If we had taken him seriously, we would still be waiting; thousands of minority homebuyers would still be stuck in substandard rental and public housing, and nearly $2 billion in equity would never have been created. Instead, we began with a power analysis of the city at the time. We raised our own no-interest construction financing—something the left never does. And we persuaded Koch to make an unprecedented investment of city funds in our effort and the efforts of others. Then, policy changed—in response to the power of the organization and our growing track record of success. No matter what new theory or consensus emerges, the fundamental role that power, and powerful organizations, play will still be key.

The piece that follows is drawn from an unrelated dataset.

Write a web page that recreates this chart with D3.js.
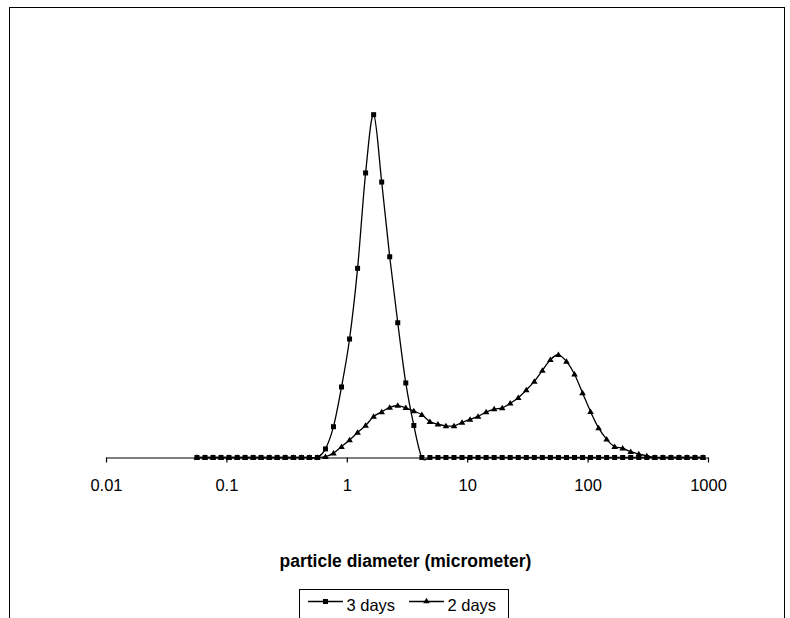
<!DOCTYPE html>
<html>
<head>
<meta charset="utf-8">
<script src="https://cdn.jsdelivr.net/npm/d3@7"></script>
<style>
  body { margin: 0; background: #fff; }
  text { font-family: "Liberation Sans", Arial, sans-serif; fill: #000; }
</style>
</head>
<body>
<script>
  // bin diameters (micrometer)
  const diameters = [
    0.0569, 0.0664, 0.0774, 0.0902, 0.105, 0.123, 0.143, 0.167, 0.194, 0.227,
    0.264, 0.308, 0.360, 0.420, 0.489, 0.570, 0.665, 0.775, 0.904, 1.054,
    1.229, 1.433, 1.671, 1.949, 2.272, 2.650, 3.090, 3.604, 4.202, 4.899,
    5.713, 6.660, 7.768, 9.057, 10.56, 12.31, 14.36, 16.75, 19.53, 22.77,
    26.55, 30.96, 36.10, 42.10, 49.09, 57.23, 66.75, 77.83, 90.76, 105.8,
    123.4, 143.9, 167.8, 195.6, 228.1, 266.1, 310.2, 361.7, 421.7, 491.8,
    573.5, 668.7, 779.8, 909.3
  ];

  // volume % per bin
  const days3 = [
    0, 0, 0, 0, 0, 0, 0, 0, 0, 0,
    0, 0, 0, 0, 0, 0, 0.49, 1.76, 4.03, 6.77,
    10.81, 16.26, 19.59, 15.74, 11.47, 7.70, 4.26, 1.83, 0, 0,
    0, 0, 0, 0, 0, 0, 0, 0, 0, 0,
    0, 0, 0, 0, 0, 0, 0, 0, 0, 0,
    0, 0, 0, 0, 0, 0, 0, 0, 0, 0,
    0, 0, 0, 0
  ];

  const days2 = [
    0, 0, 0, 0, 0, 0, 0, 0, 0, 0,
    0, 0, 0, 0, 0, 0, 0.05, 0.25, 0.62, 1.00,
    1.43, 1.83, 2.34, 2.61, 2.86, 2.97, 2.84, 2.66, 2.44, 2.05,
    1.90, 1.81, 1.81, 2.00, 2.18, 2.35, 2.60, 2.77, 2.83, 3.10,
    3.42, 3.86, 4.35, 4.98, 5.59, 5.87, 5.49, 4.76, 3.69, 2.62,
    1.69, 1.04, 0.62, 0.53, 0.33, 0.20, 0.09, 0, 0, 0,
    0, 0, 0, 0
  ];

  const tickValues = [0.01, 0.1, 1, 10, 100, 1000];
  const seriesNames = ["3 days", "2 days"];

  const width = 790, height = 618;

  const x = d3.scaleLog()
    .domain([0.01, 1000])
    .range([106, 708]);

  const y = d3.scaleLinear()
    .domain([0, 25])
    .range([457.5, 20]);

  const svg = d3.select("body")
    .append("svg")
      .attr("width", width)
      .attr("height", height);

  // outer chart frame
  svg.append("rect")
    .attr("x", 9.5)
    .attr("y", 7.5)
    .attr("width", 775)
    .attr("height", 700)
    .attr("fill", "none")
    .attr("stroke", "#000")
    .attr("stroke-width", 1);

  // x axis
  const xAxis = d3.axisBottom(x)
    .tickValues(tickValues)
    .tickFormat(d => String(d))
    .tickSize(5)
    .tickSizeOuter(0);

  const gx = svg.append("g")
    .attr("transform", `translate(0, ${y(0)})`)
    .call(xAxis);
  gx.select(".domain").attr("stroke", "#000").attr("stroke-width", 1.2);
  gx.selectAll(".tick line").attr("stroke", "#000").attr("stroke-width", 1.2);
  gx.selectAll(".tick text")
    .attr("y", 33.5)
    .attr("dy", null)
    .style("font-size", "16.5px")
    .style("font-family", "'Liberation Sans', Arial, sans-serif");

  // axis title
  svg.append("text")
    .attr("x", 405.5)
    .attr("y", 567)
    .attr("text-anchor", "middle")
    .style("font-size", "17.5px")
    .style("font-weight", "bold")
    .text("particle diameter (micrometer)");

  const line = d3.line()
    .x(d => x(d[0]))
    .y(d => y(d[1]))
    .curve(d3.curveCardinal.tension(0));

  const pts3 = diameters.map((d, i) => [d, days3[i]]);
  const pts2 = diameters.map((d, i) => [d, days2[i]]);

  const triPath = "M0,-3.2L3.3,2.3L-3.3,2.3Z";

  // series 1: 3 days
  svg.append("path")
    .datum(pts3)
    .attr("d", line)
    .attr("fill", "none")
    .attr("stroke", "#000")
    .attr("stroke-width", 1.3);
  svg.selectAll("rect.sq")
    .data(pts3)
    .enter().append("rect")
      .attr("class", "sq")
      .attr("x", d => x(d[0]) - 2.5)
      .attr("y", d => y(d[1]) - 2.5)
      .attr("width", 5)
      .attr("height", 5)
      .attr("fill", "#000");

  // series 2: 2 days
  svg.append("path")
    .datum(pts2)
    .attr("d", line)
    .attr("fill", "none")
    .attr("stroke", "#000")
    .attr("stroke-width", 1.3);
  svg.selectAll("path.tri")
    .data(pts2)
    .enter().append("path")
      .attr("class", "tri")
      .attr("d", triPath)
      .attr("transform", d => `translate(${x(d[0])}, ${y(d[1])})`)
      .attr("fill", "#000");

  // legend
  const lg = svg.append("g");
  lg.append("rect")
    .attr("x", 299.5)
    .attr("y", 589.5)
    .attr("width", 209)
    .attr("height", 40)
    .attr("fill", "#fff")
    .attr("stroke", "#000")
    .attr("stroke-width", 1);

  const legendX = [308, 409];
  seriesNames.forEach((name, i) => {
    const lx = legendX[i];
    lg.append("line")
      .attr("x1", lx).attr("x2", lx + 35)
      .attr("y1", 601.5).attr("y2", 601.5)
      .attr("stroke", "#000")
      .attr("stroke-width", 1.3);
    if (i === 0) {
      lg.append("rect")
        .attr("x", lx + 17.5 - 2.5).attr("y", 599)
        .attr("width", 5).attr("height", 5)
        .attr("fill", "#000");
    } else {
      lg.append("path")
        .attr("d", triPath)
        .attr("transform", `translate(${lx + 17.5}, 601)`)
        .attr("fill", "#000");
    }
    lg.append("text")
      .attr("x", lx + 38.5)
      .attr("y", 611)
      .style("font-size", "16.5px")
      .text(name);
  });
</script>
</body>
</html>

Forty years after we began building in East Brooklyn, 20 years after its success was obvious to just about anyone who looked, our affiliates in Chicago, United Power for Action and Justice, and in Baltimore, BUILD, have finally begun to build at the pace and scale needed to reclaim the depopulated stretches of those cities. Apparently, there is still an appetite for a major push toward new and even bigger critical masses of affordable ownership housing.
Our New York Metro Industrial Areas Foundation affiliates will increase the pressure until that appetite grows. But mayors and governors and others need to match or exceed the kinds of commitments that an initially reluctant Ed Koch made. We know from experience that this combination of organized citizen power and responsive local leadership can make all the difference—and actually get affordable housing built.